- Task requirements:
Find every line in the records below that holds the word "matplotlib", and copy it out.

- Given entries:
++++++++++++++++++++
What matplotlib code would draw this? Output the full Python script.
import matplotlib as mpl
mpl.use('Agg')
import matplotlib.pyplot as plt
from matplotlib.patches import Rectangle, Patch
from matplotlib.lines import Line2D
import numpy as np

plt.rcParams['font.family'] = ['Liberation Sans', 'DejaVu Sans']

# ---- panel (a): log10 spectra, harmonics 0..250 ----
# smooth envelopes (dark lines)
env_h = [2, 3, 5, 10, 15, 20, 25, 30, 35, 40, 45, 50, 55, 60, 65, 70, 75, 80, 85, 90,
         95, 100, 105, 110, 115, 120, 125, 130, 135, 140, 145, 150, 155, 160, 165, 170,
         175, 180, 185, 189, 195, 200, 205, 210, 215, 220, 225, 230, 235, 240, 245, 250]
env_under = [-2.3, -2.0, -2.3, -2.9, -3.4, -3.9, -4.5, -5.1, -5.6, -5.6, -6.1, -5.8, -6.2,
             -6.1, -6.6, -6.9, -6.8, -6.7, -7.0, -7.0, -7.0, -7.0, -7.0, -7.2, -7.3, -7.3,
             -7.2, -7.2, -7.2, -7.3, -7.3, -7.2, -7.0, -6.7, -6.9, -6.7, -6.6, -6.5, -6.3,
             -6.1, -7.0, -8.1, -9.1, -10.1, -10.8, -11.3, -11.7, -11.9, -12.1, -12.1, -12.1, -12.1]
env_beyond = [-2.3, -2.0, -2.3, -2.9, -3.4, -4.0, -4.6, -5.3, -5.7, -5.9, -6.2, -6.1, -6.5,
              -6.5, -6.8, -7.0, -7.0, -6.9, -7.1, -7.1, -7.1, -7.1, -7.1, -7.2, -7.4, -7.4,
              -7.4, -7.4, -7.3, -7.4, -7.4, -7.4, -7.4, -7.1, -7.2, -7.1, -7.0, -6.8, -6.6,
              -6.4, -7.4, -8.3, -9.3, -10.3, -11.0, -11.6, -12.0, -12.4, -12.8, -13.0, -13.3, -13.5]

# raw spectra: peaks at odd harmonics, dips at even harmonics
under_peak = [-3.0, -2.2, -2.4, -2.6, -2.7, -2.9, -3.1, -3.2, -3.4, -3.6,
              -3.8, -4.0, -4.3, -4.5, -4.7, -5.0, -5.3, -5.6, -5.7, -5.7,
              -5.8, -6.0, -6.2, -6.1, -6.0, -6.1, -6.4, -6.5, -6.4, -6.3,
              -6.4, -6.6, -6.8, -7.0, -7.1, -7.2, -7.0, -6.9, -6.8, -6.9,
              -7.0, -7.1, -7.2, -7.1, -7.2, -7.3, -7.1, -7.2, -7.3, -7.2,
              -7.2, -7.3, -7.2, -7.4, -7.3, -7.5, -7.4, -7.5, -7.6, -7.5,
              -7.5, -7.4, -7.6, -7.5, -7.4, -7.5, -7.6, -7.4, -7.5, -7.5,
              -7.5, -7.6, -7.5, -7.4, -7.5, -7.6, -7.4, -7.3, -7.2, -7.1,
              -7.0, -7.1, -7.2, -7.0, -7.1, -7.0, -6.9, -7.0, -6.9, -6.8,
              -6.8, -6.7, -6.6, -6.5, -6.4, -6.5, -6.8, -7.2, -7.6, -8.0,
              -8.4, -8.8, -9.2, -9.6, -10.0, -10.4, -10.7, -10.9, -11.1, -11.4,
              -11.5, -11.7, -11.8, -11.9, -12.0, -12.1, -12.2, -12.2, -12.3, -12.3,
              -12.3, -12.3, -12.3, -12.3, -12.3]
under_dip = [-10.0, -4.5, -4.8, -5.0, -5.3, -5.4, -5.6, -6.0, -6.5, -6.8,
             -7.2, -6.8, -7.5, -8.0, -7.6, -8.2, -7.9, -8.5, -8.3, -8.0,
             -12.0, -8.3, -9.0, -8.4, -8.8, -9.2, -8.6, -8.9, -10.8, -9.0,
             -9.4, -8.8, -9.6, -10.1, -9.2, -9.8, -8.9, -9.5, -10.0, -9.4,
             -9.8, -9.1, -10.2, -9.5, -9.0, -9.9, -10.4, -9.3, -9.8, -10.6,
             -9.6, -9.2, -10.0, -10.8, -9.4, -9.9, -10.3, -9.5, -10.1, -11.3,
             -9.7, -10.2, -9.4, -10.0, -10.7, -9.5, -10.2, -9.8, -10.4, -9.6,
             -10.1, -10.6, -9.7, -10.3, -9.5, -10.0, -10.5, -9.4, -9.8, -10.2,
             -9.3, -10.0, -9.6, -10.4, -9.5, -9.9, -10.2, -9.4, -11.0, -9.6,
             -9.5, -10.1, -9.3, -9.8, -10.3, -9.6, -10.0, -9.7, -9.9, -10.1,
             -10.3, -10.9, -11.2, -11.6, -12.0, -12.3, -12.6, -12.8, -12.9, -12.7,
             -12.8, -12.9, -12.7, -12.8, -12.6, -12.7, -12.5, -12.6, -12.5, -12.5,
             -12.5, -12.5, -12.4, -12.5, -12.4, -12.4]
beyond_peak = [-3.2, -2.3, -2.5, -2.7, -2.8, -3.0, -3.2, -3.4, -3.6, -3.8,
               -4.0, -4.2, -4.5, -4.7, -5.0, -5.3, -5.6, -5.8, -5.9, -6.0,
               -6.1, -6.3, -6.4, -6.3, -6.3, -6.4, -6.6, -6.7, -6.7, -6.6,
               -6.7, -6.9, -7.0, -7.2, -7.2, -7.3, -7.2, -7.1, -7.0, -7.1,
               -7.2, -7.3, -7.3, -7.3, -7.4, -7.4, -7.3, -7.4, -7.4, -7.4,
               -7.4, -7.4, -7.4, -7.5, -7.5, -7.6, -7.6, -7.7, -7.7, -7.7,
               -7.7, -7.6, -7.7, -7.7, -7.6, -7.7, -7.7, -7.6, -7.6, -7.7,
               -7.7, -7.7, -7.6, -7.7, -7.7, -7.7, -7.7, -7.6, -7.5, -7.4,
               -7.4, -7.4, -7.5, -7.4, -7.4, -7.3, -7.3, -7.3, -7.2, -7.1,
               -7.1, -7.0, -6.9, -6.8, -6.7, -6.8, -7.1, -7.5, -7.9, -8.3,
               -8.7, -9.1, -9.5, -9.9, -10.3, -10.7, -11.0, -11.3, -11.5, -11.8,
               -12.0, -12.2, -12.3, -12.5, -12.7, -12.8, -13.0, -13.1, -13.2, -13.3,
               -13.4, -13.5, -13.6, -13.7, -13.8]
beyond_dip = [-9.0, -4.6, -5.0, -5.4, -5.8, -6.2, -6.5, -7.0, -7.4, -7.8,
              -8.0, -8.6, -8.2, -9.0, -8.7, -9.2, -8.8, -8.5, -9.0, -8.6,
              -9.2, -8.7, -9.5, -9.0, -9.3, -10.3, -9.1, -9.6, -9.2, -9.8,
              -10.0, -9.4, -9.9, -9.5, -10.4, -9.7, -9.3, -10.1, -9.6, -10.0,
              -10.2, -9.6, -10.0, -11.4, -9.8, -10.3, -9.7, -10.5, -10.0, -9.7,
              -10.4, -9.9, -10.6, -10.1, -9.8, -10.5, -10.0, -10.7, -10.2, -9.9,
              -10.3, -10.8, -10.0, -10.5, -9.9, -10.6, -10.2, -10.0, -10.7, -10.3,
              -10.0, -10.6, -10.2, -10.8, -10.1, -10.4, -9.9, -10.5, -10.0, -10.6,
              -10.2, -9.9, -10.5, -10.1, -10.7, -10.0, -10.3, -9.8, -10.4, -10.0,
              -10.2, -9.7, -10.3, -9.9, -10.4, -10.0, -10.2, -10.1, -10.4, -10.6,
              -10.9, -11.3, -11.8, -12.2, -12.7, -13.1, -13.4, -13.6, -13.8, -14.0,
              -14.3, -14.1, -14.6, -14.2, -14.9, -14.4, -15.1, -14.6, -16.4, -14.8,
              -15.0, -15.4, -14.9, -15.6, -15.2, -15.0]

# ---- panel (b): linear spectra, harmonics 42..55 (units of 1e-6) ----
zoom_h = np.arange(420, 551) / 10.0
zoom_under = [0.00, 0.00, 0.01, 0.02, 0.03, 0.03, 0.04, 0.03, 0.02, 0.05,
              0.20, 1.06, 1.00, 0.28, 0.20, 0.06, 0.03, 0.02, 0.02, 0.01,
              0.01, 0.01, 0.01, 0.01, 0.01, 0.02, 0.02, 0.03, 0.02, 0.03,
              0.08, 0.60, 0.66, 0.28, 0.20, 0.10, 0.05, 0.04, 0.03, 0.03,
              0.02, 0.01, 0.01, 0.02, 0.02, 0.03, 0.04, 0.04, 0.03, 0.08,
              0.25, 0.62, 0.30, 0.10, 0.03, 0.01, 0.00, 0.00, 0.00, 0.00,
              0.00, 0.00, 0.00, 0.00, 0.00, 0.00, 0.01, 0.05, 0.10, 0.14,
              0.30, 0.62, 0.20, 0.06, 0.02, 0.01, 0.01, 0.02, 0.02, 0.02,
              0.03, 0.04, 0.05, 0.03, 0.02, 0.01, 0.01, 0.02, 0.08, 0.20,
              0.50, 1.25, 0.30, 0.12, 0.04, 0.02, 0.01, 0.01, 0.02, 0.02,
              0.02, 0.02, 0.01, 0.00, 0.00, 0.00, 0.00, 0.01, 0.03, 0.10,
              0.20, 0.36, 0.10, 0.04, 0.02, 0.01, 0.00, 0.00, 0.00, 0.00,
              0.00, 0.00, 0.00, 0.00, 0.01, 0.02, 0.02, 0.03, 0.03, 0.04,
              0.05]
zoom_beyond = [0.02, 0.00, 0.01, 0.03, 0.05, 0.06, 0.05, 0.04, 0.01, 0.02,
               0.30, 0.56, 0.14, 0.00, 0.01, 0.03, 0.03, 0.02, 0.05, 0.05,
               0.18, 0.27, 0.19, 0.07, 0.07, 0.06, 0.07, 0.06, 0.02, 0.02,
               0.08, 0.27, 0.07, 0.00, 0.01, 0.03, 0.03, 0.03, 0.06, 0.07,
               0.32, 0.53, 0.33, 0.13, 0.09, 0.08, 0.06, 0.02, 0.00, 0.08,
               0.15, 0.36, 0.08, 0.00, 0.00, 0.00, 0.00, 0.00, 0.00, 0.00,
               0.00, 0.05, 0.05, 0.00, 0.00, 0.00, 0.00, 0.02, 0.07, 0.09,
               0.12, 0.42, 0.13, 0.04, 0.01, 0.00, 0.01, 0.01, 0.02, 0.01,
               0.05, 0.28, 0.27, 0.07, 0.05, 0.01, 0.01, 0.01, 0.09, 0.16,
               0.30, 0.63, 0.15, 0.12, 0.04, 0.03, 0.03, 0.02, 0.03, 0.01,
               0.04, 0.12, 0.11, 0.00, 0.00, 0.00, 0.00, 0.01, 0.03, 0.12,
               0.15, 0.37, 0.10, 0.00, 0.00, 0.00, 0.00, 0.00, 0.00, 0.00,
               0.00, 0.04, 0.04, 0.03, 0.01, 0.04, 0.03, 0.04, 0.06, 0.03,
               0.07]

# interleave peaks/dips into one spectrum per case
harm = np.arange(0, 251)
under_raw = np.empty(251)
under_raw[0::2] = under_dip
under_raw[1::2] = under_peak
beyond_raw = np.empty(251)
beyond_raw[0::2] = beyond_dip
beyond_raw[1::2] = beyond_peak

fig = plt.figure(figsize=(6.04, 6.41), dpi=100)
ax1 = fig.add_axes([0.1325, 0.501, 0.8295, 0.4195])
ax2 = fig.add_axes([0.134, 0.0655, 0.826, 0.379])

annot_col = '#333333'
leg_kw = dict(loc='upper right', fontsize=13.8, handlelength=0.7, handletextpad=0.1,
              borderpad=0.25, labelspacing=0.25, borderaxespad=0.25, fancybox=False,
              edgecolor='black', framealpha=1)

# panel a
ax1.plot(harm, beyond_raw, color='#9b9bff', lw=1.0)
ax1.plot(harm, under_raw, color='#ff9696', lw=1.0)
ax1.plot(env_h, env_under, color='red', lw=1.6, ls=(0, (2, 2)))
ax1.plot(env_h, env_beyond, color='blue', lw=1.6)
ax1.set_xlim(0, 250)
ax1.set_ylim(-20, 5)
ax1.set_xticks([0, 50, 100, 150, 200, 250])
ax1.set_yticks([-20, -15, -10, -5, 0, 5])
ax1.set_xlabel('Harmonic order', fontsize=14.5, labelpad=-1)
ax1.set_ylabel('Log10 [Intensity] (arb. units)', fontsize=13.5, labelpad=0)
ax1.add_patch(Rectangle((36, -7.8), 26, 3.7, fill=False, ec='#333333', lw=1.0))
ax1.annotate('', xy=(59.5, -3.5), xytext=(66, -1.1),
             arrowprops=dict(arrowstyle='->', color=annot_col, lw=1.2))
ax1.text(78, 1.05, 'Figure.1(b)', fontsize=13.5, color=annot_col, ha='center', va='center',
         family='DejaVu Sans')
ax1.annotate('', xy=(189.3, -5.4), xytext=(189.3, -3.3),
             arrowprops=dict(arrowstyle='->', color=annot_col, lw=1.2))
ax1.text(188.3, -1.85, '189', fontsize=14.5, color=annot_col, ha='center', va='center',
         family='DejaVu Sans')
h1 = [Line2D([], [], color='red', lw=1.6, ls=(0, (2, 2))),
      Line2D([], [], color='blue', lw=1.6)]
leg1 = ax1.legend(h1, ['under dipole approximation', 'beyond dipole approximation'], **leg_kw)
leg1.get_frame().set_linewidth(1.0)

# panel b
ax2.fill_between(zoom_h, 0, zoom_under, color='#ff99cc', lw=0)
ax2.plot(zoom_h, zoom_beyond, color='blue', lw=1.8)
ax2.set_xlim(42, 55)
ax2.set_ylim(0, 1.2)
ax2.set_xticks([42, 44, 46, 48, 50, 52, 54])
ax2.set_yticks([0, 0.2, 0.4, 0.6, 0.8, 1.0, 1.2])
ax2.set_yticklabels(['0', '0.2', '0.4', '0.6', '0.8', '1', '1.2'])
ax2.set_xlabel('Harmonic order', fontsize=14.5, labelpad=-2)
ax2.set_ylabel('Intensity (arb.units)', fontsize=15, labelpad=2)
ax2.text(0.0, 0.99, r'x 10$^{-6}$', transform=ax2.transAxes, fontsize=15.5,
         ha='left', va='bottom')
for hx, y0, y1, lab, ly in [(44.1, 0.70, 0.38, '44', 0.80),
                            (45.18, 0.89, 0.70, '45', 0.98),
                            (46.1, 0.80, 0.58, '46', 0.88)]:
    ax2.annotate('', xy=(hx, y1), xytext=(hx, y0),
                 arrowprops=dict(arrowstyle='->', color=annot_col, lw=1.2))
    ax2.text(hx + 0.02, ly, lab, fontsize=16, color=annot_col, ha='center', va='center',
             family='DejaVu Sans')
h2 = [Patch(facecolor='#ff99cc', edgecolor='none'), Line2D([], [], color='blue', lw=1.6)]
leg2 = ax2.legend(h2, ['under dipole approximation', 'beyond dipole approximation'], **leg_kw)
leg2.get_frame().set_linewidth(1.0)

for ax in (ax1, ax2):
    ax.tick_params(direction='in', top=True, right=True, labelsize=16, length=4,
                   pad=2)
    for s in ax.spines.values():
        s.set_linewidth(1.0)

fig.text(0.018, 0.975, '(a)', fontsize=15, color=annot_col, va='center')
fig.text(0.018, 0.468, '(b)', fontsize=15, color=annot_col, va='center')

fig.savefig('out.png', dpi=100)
++++++++++++++++++++
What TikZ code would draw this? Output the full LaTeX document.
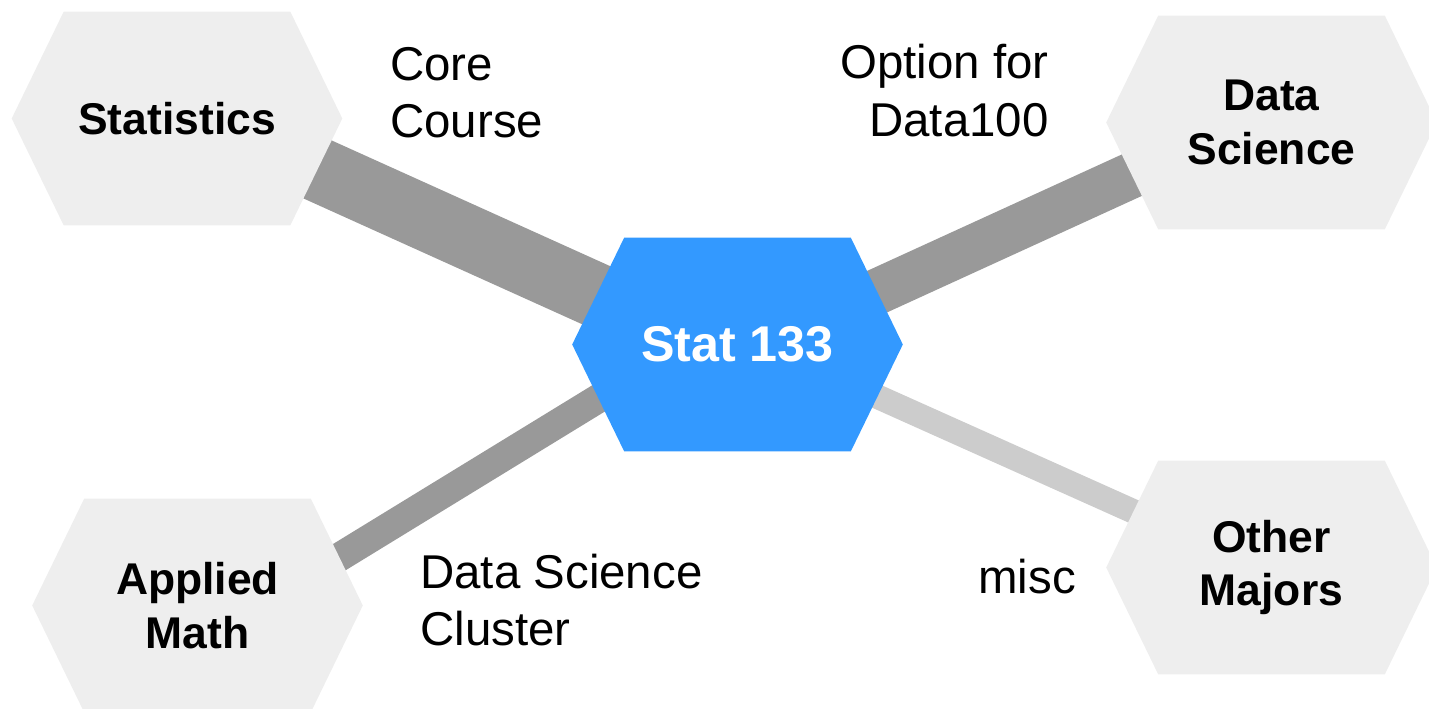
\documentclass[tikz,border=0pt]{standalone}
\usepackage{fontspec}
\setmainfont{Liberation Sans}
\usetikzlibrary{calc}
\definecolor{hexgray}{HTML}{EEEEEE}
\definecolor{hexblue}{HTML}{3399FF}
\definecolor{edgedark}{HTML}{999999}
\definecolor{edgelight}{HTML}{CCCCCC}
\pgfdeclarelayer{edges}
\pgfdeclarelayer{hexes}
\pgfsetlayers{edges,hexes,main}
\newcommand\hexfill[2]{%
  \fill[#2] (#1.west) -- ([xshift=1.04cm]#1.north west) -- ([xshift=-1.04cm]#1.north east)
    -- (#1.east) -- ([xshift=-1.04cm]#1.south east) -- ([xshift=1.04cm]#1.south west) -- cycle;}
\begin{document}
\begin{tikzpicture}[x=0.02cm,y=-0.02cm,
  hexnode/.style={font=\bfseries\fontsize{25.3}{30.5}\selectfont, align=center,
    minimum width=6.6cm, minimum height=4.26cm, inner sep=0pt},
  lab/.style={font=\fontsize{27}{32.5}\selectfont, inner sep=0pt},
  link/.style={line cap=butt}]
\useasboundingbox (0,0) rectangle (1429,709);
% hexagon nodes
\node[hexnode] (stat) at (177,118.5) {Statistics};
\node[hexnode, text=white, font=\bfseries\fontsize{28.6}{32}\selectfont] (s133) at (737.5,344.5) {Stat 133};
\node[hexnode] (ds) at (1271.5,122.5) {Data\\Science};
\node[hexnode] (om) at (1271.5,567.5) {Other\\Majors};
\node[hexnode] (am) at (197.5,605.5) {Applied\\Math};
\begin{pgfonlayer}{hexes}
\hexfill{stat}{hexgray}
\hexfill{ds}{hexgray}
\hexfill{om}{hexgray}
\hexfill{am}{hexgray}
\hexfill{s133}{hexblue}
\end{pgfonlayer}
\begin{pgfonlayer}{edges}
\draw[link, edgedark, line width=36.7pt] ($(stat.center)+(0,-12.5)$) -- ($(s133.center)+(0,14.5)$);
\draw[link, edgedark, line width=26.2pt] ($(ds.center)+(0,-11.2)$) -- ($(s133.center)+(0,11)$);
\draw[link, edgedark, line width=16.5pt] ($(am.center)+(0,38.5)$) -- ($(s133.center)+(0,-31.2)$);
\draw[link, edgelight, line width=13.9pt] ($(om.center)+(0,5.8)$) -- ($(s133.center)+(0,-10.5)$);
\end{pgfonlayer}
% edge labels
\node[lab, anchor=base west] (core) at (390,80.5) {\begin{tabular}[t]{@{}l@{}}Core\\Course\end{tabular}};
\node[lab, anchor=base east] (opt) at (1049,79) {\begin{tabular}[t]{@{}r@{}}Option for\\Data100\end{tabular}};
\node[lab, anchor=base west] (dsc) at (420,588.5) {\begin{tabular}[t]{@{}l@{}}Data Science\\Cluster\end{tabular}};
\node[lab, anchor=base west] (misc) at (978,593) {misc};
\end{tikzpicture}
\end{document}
++++++++++++++++++++
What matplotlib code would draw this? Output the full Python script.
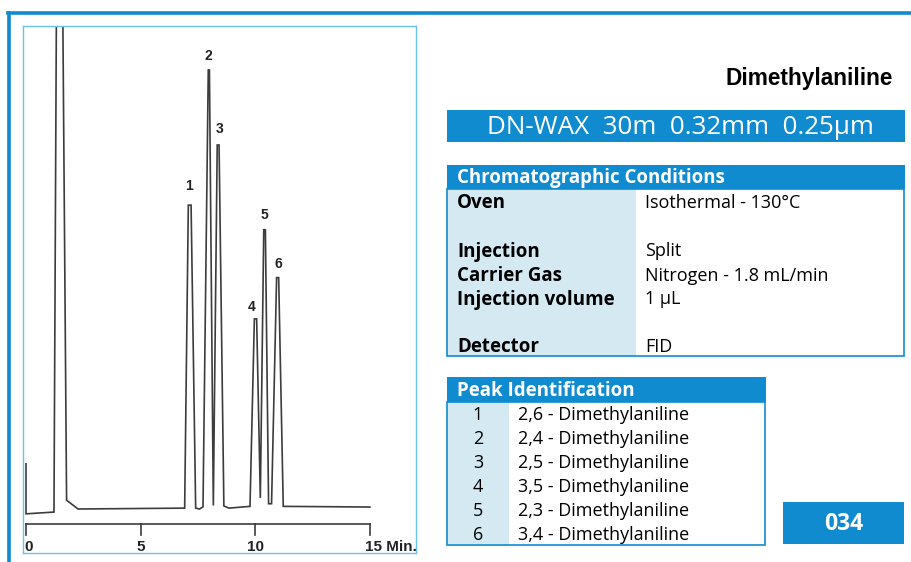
++++++++++++++++++++
- The completed task:
What matplotlib code would draw this? Output the full Python script.
import matplotlib as mpl
import matplotlib.pyplot as plt
from matplotlib.patches import Rectangle, Patch
from matplotlib.lines import Line2D
What matplotlib code would draw this? Output the full Python script.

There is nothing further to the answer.